Do You Get The Chills From Music? You May Have A Unique Brain!

What happens to you when you listen to your favorite song? Does it give you the chills? Just like the feeling of having a lump in the throat when listening to particular music, getting the chills from music is a very rare phenomenon.

Matthew Sachs, a talented PhD student at USC, conducted a rather unusual study aimed at finding out the reason for getting the chills from a particular melody. It should be noted that not everybody is emotional enough to experience this unusual feeling.

The experiment involved 20 young people. Only 10 of them admitted that they got the chills when listening to some songs. Sachs analyzed the scans of each participant’s brain. Surprisingly, he found out that people who get the chills from music actually have structural differences in the brain. Their brain has a higher volume of fibers that connect their auditory cortex to the areas that are responsible for emotional perception. Later, it was found out that sensitive people who are inclined to empathy are more sociable and have better communicative skills.

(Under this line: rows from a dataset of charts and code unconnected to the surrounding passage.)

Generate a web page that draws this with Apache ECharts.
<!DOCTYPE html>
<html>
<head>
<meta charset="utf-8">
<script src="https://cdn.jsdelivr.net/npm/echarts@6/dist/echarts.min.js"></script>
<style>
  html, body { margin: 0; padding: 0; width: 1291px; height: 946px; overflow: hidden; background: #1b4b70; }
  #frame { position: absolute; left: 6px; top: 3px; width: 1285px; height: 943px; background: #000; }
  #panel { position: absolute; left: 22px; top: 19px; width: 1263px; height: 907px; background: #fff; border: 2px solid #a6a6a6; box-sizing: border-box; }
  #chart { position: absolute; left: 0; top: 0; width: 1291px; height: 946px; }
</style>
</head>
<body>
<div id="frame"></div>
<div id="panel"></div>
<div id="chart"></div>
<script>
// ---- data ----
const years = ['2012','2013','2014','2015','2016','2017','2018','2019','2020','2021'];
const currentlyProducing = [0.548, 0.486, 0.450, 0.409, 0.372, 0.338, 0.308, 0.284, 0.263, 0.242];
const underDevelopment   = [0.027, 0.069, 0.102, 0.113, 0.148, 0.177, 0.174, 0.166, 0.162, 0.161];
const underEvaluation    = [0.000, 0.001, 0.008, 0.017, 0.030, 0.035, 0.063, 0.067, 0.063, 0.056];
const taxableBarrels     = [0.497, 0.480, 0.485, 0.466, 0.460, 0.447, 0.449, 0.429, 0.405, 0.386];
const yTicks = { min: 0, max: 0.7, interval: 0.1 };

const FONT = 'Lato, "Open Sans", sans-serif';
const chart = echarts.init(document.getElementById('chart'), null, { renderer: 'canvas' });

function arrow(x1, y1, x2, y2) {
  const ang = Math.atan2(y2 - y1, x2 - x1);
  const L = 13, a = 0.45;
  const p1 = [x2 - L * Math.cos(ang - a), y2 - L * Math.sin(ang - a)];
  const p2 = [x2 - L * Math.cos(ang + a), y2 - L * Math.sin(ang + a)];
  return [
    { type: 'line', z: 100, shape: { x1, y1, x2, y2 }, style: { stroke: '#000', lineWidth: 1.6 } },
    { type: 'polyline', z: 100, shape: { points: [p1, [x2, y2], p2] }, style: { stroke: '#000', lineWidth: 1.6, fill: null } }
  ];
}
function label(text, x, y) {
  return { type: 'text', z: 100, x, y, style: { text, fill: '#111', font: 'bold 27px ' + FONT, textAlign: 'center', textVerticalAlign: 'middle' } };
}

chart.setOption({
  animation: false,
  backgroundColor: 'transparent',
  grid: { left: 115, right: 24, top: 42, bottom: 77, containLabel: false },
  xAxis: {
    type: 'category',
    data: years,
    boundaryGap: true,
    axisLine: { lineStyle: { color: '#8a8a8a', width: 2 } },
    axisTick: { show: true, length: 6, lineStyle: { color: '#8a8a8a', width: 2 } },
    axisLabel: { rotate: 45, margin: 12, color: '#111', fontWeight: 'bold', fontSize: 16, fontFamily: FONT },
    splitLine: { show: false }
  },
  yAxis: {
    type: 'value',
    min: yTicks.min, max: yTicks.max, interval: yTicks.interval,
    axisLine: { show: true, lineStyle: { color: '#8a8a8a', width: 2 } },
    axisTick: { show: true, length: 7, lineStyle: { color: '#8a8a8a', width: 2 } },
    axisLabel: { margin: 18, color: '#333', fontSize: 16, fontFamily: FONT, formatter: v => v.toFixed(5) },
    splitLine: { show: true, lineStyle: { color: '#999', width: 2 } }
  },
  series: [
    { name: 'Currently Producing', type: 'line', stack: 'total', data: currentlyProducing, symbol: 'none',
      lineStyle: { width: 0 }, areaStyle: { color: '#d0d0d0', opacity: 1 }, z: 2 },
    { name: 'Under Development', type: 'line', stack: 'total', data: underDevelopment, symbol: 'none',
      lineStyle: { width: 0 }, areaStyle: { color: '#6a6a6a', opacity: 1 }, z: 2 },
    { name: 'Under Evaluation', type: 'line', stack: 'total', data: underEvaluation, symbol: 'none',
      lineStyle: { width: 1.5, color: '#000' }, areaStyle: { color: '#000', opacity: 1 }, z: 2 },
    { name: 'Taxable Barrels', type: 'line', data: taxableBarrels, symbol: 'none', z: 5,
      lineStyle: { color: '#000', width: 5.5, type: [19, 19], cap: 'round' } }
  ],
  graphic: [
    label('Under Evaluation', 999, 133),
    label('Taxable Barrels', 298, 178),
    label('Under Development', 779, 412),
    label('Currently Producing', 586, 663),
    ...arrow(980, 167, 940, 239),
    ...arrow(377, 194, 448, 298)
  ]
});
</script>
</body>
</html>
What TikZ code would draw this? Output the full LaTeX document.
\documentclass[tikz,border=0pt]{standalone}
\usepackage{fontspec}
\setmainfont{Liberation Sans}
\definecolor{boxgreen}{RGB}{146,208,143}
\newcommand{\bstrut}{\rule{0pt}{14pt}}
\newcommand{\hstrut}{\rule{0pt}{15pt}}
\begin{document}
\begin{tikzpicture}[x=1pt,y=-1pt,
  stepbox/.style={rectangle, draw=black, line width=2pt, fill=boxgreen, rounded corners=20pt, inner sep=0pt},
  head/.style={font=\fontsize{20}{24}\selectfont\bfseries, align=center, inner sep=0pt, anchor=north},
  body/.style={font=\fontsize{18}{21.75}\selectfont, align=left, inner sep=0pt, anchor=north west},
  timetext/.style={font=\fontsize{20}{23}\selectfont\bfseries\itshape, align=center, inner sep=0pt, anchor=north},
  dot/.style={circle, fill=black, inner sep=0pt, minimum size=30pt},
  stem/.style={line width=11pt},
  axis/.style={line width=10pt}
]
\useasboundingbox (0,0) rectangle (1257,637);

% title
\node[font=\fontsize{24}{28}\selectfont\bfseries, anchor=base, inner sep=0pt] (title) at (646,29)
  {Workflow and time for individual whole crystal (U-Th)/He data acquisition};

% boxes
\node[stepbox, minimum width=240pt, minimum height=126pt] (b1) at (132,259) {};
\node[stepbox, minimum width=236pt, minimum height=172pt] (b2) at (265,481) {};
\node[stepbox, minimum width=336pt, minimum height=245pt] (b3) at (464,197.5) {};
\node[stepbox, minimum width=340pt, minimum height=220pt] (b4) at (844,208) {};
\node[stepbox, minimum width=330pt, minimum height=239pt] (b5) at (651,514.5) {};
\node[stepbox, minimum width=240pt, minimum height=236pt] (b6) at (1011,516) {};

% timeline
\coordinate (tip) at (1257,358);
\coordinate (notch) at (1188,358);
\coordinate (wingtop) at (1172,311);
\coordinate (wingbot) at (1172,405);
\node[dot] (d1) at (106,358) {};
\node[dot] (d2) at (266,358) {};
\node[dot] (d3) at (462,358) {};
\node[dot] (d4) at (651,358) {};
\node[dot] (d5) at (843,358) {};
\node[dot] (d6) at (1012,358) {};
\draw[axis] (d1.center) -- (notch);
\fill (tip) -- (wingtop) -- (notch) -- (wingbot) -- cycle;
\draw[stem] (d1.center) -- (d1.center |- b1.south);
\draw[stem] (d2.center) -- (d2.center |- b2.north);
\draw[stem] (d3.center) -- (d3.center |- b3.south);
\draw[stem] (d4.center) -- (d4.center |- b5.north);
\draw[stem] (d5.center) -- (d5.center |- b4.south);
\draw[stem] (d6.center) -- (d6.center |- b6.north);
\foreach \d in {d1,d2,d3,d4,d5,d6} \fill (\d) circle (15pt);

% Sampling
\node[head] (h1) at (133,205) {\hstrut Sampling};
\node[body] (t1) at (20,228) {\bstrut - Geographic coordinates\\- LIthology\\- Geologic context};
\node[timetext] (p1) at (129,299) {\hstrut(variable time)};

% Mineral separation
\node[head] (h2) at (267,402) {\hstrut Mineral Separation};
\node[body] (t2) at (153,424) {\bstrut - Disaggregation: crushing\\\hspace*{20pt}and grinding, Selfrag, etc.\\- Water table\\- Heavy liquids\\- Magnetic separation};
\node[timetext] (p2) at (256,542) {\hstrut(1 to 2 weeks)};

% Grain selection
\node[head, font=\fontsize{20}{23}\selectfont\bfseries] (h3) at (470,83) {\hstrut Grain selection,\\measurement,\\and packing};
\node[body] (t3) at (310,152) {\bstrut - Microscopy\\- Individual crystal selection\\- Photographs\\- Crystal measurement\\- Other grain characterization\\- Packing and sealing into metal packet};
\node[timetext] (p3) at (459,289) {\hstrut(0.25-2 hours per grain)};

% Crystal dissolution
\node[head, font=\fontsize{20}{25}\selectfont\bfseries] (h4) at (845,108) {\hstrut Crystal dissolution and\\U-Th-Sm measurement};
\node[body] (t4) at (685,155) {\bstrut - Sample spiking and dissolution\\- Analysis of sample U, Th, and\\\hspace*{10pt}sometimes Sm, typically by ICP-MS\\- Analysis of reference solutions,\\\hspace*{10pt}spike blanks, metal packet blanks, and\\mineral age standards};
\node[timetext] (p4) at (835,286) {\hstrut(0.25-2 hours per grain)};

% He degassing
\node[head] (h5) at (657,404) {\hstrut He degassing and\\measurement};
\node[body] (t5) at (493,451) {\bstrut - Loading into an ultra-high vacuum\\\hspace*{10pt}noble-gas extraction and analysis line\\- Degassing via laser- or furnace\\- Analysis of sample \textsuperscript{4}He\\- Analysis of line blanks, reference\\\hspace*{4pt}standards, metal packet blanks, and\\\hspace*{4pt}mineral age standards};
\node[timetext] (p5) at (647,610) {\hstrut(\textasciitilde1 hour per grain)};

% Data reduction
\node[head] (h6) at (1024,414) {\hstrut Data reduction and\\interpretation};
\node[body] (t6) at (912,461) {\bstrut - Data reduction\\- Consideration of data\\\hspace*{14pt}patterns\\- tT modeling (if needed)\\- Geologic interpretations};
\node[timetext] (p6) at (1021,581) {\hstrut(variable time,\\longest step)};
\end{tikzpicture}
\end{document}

The higher number of neural connections provides a better exchange of impulses between various parts of the human brain. As a result, emotions become stronger and more intense.

Although the above-mentioned study of Sachs was not a large-scale one, he continues to study the influence of music on the human brain. The scientist believes that a basic understanding of neurological reactions associated with the perception of sounds can become a breakthrough in diagnosing and treating various psychological disorders.

This kind of emotionality indicates to a more subtle situational perception and the ability to enjoy ordinary things. People who are sensitive to music are less prone to depression. By the way, music therapy can be well used to treat depression.

Have you ever thought that it is not ordinary sensitivity that causes intense emotions when listening to music? Did you know that getting the chills from music indicates to the unique capabilities of your brain? Let us hope that scientists will find more areas where music can be used as treatment therapy.